• Directive: Scan the listing below for the word "that" and state how many lines hold it. Write nothing but the number.

• Information shown:
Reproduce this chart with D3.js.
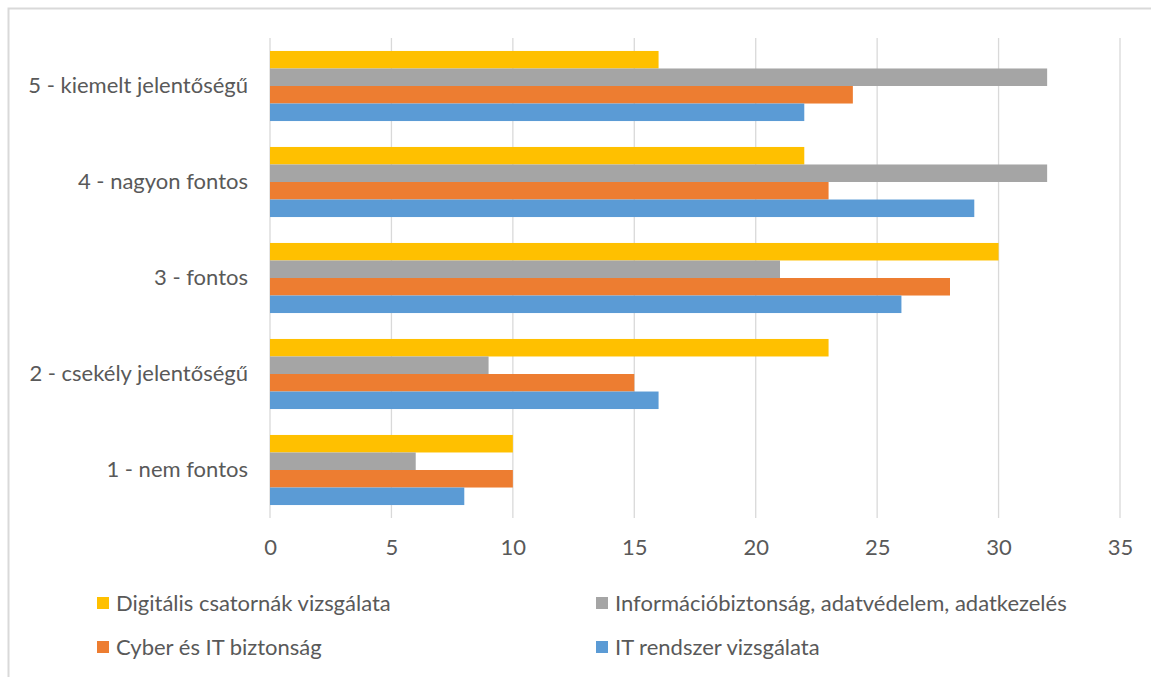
<!DOCTYPE html>
<html><head><meta charset="utf-8">
<script src="https://cdn.jsdelivr.net/npm/d3@7"></script>
<style>
html,body{margin:0;padding:0;background:#fff;}
svg{display:block;}
text{font-family:"Lato","Open Sans",sans-serif;fill:#595959;}
</style></head>
<body>
<svg id="chart" width="1151" height="677"></svg>
<script>
const categories = ["5 - kiemelt jelentőségű","4 - nagyon fontos","3 - fontos","2 - csekély jelentőségű","1 - nem fontos"];
const seriesNames = ["Digitális csatornák vizsgálata","Információbiztonság, adatvédelem, adatkezelés","Cyber és IT biztonság","IT rendszer vizsgálata"];
const seriesColors = ["#FFC000","#A5A5A5","#ED7D31","#5B9BD5"];
const digitalis = [16,22,30,23,10];
const informacio = [32,32,21,9,6];
const cyber = [24,23,28,15,10];
const itRendszer = [22,29,26,16,8];
const xTicks = [0,5,10,15,20,25,30,35];

const seriesValues = [digitalis, informacio, cyber, itRendszer];
const svg = d3.select("#chart");

svg.append("rect").attr("x",8.5).attr("y",8.5).attr("width",1200).attr("height",700)
  .attr("fill","#fff").attr("stroke","#D9D9D9").attr("stroke-width",2);

const pLeft = 270, pRight = 1120, pTop = 38, pBottom = 518;
const x = d3.scaleLinear().domain([0,35]).range([pLeft,pRight]);
const y = d3.scaleBand().domain(categories).range([pTop,pBottom]).paddingInner(0.27).paddingOuter(0.135);
const ySub = d3.scaleBand().domain(d3.range(4)).range([0,y.bandwidth()]);

// gridlines
svg.append("g").selectAll("line").data(xTicks).join("line")
  .attr("x1",d=>x(d)).attr("x2",d=>x(d)).attr("y1",pTop).attr("y2",pBottom)
  .attr("stroke","#D9D9D9").attr("stroke-width",1.3);

// bars
const groups = svg.append("g").selectAll("g").data(categories).join("g")
  .attr("transform",c=>`translate(0,${y(c)})`);
groups.selectAll("rect").data((c,i)=>seriesValues.map((s,k)=>({k,v:s[i]}))).join("rect")
  .attr("x",x(0)).attr("y",d=>ySub(d.k)).attr("height",ySub.bandwidth())
  .attr("width",d=>x(d.v)-x(0)).attr("fill",d=>seriesColors[d.k]);

// x axis
const xAxis = svg.append("g").attr("transform",`translate(0,${pBottom})`)
  .call(d3.axisBottom(x).tickValues(xTicks).tickSize(0).tickPadding(21));
xAxis.select(".domain").remove();
xAxis.selectAll("text").style("font-size","22px").attr("fill","#595959");

// y axis
const yAxis = svg.append("g").attr("transform",`translate(${pLeft},0)`)
  .call(d3.axisLeft(y).tickSize(0).tickPadding(22));
yAxis.select(".domain").remove();
yAxis.selectAll("text").style("font-size","22px").attr("fill","#595959");

// legend
const legendPos = [[97,603],[596,603],[97,647],[596,647]];
const lg = svg.append("g").selectAll("g").data(seriesNames).join("g")
  .attr("transform",(d,i)=>`translate(${legendPos[i][0]},${legendPos[i][1]})`);
lg.append("rect").attr("x",0).attr("y",-6).attr("width",12).attr("height",12)
  .attr("fill",(d,i)=>seriesColors[i]);
lg.append("text").attr("x",19).attr("y",0).attr("dy","0.35em").style("font-size","22px").text(d=>d);
</script>
</body></html>
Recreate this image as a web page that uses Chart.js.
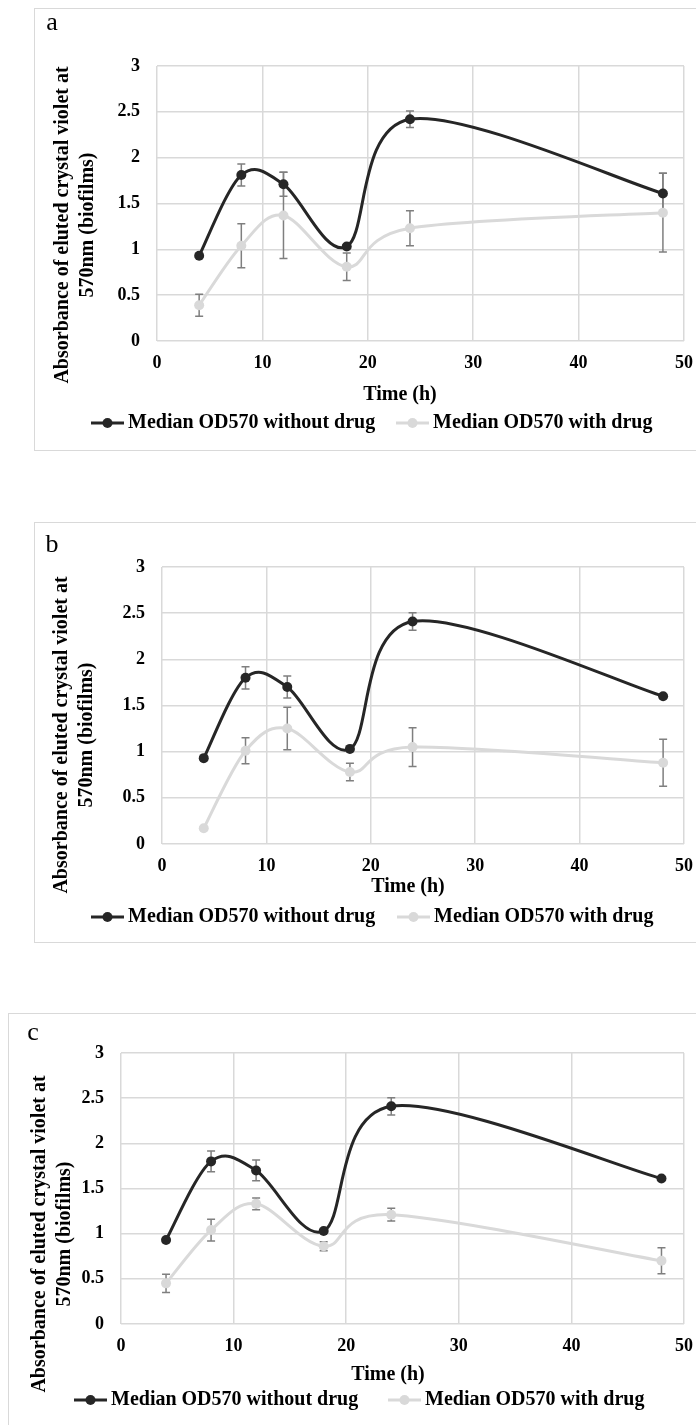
<!DOCTYPE html>
<html>
<head>
<meta charset="utf-8">
<script src="https://cdn.jsdelivr.net/npm/chart.js@4.4.0/dist/chart.umd.min.js"></script>
<style>
  html, body { margin: 0; padding: 0; background: #fff; overflow: hidden; }
  body { width: 696px; height: 1425px; position: relative; }
  .frame { position: absolute; border: 1.5px solid #d9d9d9; box-sizing: border-box; }
  canvas { position: absolute; }
</style>
</head>
<body>
<div class="frame" style="left:34px;top:8px;width:700px;height:443px"></div>
<canvas id="chartA" width="676" height="442" style="left:34px;top:8px"></canvas>
<div class="frame" style="left:34px;top:522px;width:700px;height:421px"></div>
<canvas id="chartB" width="676" height="420" style="left:34px;top:522px"></canvas>
<div class="frame" style="left:8px;top:1013px;width:720px;height:500px"></div>
<canvas id="chartC" width="702" height="420" style="left:8px;top:1013px"></canvas>

<script>
// sampling times (h) and axis ticks
const hours = [4, 8, 12, 18, 24, 48];
const xTicks = [0, 10, 20, 30, 40, 50];
const yTicks = [0, 0.5, 1, 1.5, 2, 2.5, 3];

const seriesNames = ['Median OD570 without drug', 'Median OD570 with drug'];
const yTitleLines = ['Absorbance of eluted crystal violet at', '570nm (biofilms)'];
const xTitle = 'Time (h)';

// panel a
const noDrugA = [0.93, 1.81, 1.71, 1.03, 2.42, 1.61];
const noDrugErrA = [0, 0.12, 0.13, 0, 0.09, 0.22];
const drugA = [0.39, 1.04, 1.37, 0.81, 1.23, 1.40];
const drugErrA = [0.12, 0.24, 0.47, 0.15, 0.19, 0.43];

// panel b
const noDrugB = [0.93, 1.80, 1.70, 1.03, 2.41, 1.60];
const noDrugErrB = [0, 0.12, 0.12, 0, 0.095, 0];
const drugB = [0.17, 1.01, 1.25, 0.78, 1.05, 0.88];
const drugErrB = [0, 0.14, 0.23, 0.095, 0.21, 0.255];

// panel c
const noDrugC = [0.93, 1.80, 1.70, 1.03, 2.41, 1.61];
const noDrugErrC = [0, 0.115, 0.115, 0, 0.095, 0];
const drugC = [0.45, 1.04, 1.33, 0.86, 1.21, 0.70];
const drugErrC = [0.10, 0.12, 0.065, 0.05, 0.07, 0.145];

const SERIF = '"Liberation Serif", "Times New Roman", serif';
const DARK = '#262626';
const LIGHT = '#d9d9d9';
const GRID = '#d9d9d9';

// spreadsheet-style smoothing: each control point sits 1/6 of the
// neighbour-to-neighbour chord away from its point (ends reuse themselves)
const smoothLinePlugin = {
  id: 'smoothLine',
  beforeDatasetDraw(chart, args) {
    const meta = args.meta;
    const line = meta.dataset;
    const pts = meta.data;
    if (!line || pts.length < 2) return;
    line.updateControlPoints(chart.chartArea, 'x');
    pts.forEach((p, i) => {
      const prev = pts[i - 1] || p;
      const next = pts[i + 1] || p;
      const dx = (next.x - prev.x) / 6;
      const dy = (next.y - prev.y) / 6;
      p.cp1x = p.x - dx; p.cp1y = p.y - dy;
      p.cp2x = p.x + dx; p.cp2y = p.y + dy;
    });
    line._path = undefined;
  }
};

// vertical error bars with caps, drawn under the series
const errorBarPlugin = {
  id: 'errorBars',
  beforeDatasetsDraw(chart) {
    const { ctx, scales: { x, y } } = chart;
    ctx.save();
    ctx.strokeStyle = '#7f7f7f';
    ctx.lineWidth = 1.5;
    chart.data.datasets.forEach(ds => {
      (ds.errors || []).forEach((e, i) => {
        if (!e) return;
        const pt = ds.data[i];
        const px = x.getPixelForValue(pt.x);
        const top = y.getPixelForValue(pt.y + e);
        const bot = y.getPixelForValue(pt.y - e);
        ctx.beginPath();
        ctx.moveTo(px, top); ctx.lineTo(px, bot);
        ctx.moveTo(px - 4, top); ctx.lineTo(px + 4, top);
        ctx.moveTo(px - 4, bot); ctx.lineTo(px + 4, bot);
        ctx.stroke();
      });
    });
    ctx.restore();
  }
};

// panel letter, axis titles and the line+marker legend
const panelTextPlugin = {
  id: 'panelText',
  afterDraw(chart, args, opts) {
    const ctx = chart.ctx;
    ctx.save();
    ctx.fillStyle = '#000';
    ctx.textBaseline = 'middle';
    ctx.textAlign = 'center';

    ctx.font = `26px ${SERIF}`;
    ctx.fillText(opts.letter, opts.letterPos[0], opts.letterPos[1]);

    ctx.font = `bold 20px ${SERIF}`;
    yTitleLines.forEach((line, i) => {
      ctx.save();
      ctx.translate(opts.yTitleX[i], opts.yTitleY);
      ctx.rotate(-Math.PI / 2);
      ctx.fillText(line, 0, 0);
      ctx.restore();
    });
    ctx.fillText(xTitle, opts.xTitlePos[0], opts.xTitlePos[1]);

    ctx.textAlign = 'left';
    chart.data.datasets.forEach((ds, i) => {
      const x0 = opts.legendX[i];
      const ly = opts.legendY;
      ctx.strokeStyle = ds.borderColor;
      ctx.lineWidth = 3;
      ctx.beginPath();
      ctx.moveTo(x0, ly);
      ctx.lineTo(x0 + 33, ly);
      ctx.stroke();
      ctx.fillStyle = ds.borderColor;
      ctx.beginPath();
      ctx.arc(x0 + 16.5, ly, 5, 0, Math.PI * 2);
      ctx.fill();
      ctx.fillStyle = '#000';
      ctx.fillText(ds.label, x0 + 37, ly);
    });
    ctx.restore();
  }
};

function toPoints(values) {
  return hours.map((h, i) => ({ x: h, y: values[i] }));
}

function makePanel(id, series, layout) {
  const canvas = document.getElementById(id);
  const W = canvas.width, H = canvas.height;
  const Y_W = 40, X_H = 40;
  const area = layout.area; // [left, top, right, bottom] of the plot in canvas px
  const tickFont = { family: SERIF, size: 18, weight: 'bold' };

  return new Chart(canvas, {
    type: 'line',
    data: {
      datasets: series.map((s, i) => ({
        label: seriesNames[i],
        data: toPoints(s.values),
        errors: s.errors,
        borderColor: s.color,
        backgroundColor: s.color,
        pointBackgroundColor: s.color,
        pointBorderWidth: 0,
        pointRadius: 5,
        borderWidth: 3,
        tension: 0.4,
        fill: false
      }))
    },
    options: {
      responsive: false,
      animation: false,
      devicePixelRatio: 1,
      layout: {
        padding: {
          left: area[0] - Y_W,
          top: area[1],
          right: W - area[2],
          bottom: H - area[3] - X_H
        }
      },
      scales: {
        x: {
          type: 'linear',
          min: xTicks[0],
          max: xTicks[xTicks.length - 1],
          afterBuildTicks: scale => { scale.ticks = xTicks.map(v => ({ value: v })); },
          afterFit: scale => { scale.height = X_H; },
          grid: { color: GRID, lineWidth: 1.5, drawTicks: false },
          border: { display: false },
          ticks: { color: '#000', font: tickFont, padding: 12, maxRotation: 0, callback: v => String(v) }
        },
        y: {
          min: yTicks[0],
          max: yTicks[yTicks.length - 1],
          afterBuildTicks: scale => { scale.ticks = yTicks.map(v => ({ value: v })); },
          afterFit: scale => { scale.width = Y_W; },
          grid: { color: GRID, lineWidth: 1.5, drawTicks: false },
          border: { display: false },
          ticks: { color: '#000', font: tickFont, padding: 17, callback: v => String(v) }
        }
      },
      plugins: {
        legend: { display: false },
        tooltip: { enabled: false },
        panelText: layout.text
      }
    },
    plugins: [smoothLinePlugin, errorBarPlugin, panelTextPlugin]
  });
}

makePanel('chartA', [
  { values: noDrugA, errors: noDrugErrA, color: DARK },
  { values: drugA, errors: drugErrA, color: LIGHT }
], {
  area: [123, 58, 650, 333],
  text: {
    letter: 'a', letterPos: [18, 15],
    yTitleX: [28.5, 53.5], yTitleY: 217,
    xTitlePos: [366, 387],
    legendX: [57, 362], legendY: 415
  }
});

makePanel('chartB', [
  { values: noDrugB, errors: noDrugErrB, color: DARK },
  { values: drugB, errors: drugErrB, color: LIGHT }
], {
  area: [128, 45, 650, 322],
  text: {
    letter: 'b', letterPos: [18, 23],
    yTitleX: [28, 53], yTitleY: 213,
    xTitlePos: [374, 365],
    legendX: [57, 363], legendY: 395
  }
});

makePanel('chartC', [
  { values: noDrugC, errors: noDrugErrC, color: DARK },
  { values: drugC, errors: drugErrC, color: LIGHT }
], {
  area: [113, 40, 676, 311],
  text: {
    letter: 'c', letterPos: [25, 20],
    yTitleX: [32, 57], yTitleY: 221,
    xTitlePos: [380, 362],
    legendX: [66, 380], legendY: 387
  }
});
</script>
</body>
</html>
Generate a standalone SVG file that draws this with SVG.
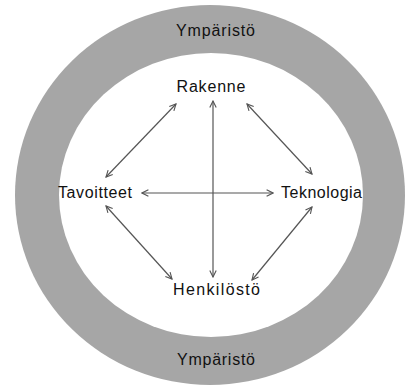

• Answer in full: 2